To mitigate these pitfalls, the CPV may still be able to temper some of the risks of recentralization by improving implementation transparency and accountability. While broad participatory governance is politically unlikely under current conditions, structured feedback mechanisms, through mass organizations or controlled consultative processes, could help maintain the Party’s legitimacy. Paired with clearer public communication and service responsiveness, such measures would show that efficiency does not come at the expense of responsiveness.

Second, Vietnam’s overreliance on the U.S. market as a growth engine has left it strategically exposed. To build greater economic resilience, trade diversification must move beyond official statements and into concrete execution. This includes further deepening engagement with ASEAN neighbors, accelerating access to European markets under existing free trade frameworks, and more actively cultivating economic partnerships with major and middle powers such as India, Australia and Canada. Domestically, policy should shift toward fostering higher value-added production, particularly in manufacturing and agro-industry, to reduce vulnerability to external shocks and improve national competitiveness.
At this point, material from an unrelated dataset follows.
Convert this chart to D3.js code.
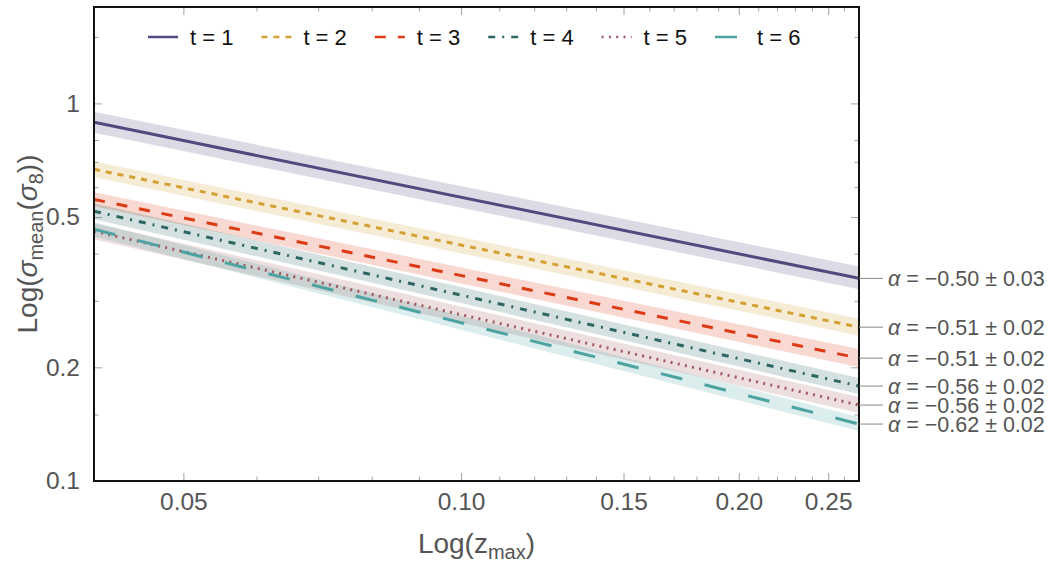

Ultimately, the CPV is attempting to do something rare in contemporary politics: restructure the administrative state, consolidate political control, and ride the wave of global economic uncertainty all at once. But sequencing matters. If the reforms get ahead of the country’s economic carrying capacity, or if their implementation amplifies social dislocation during a trade shock, the political costs could be steep, including declining trust in central leadership, weakened implementation capacity, and intra-party dissent.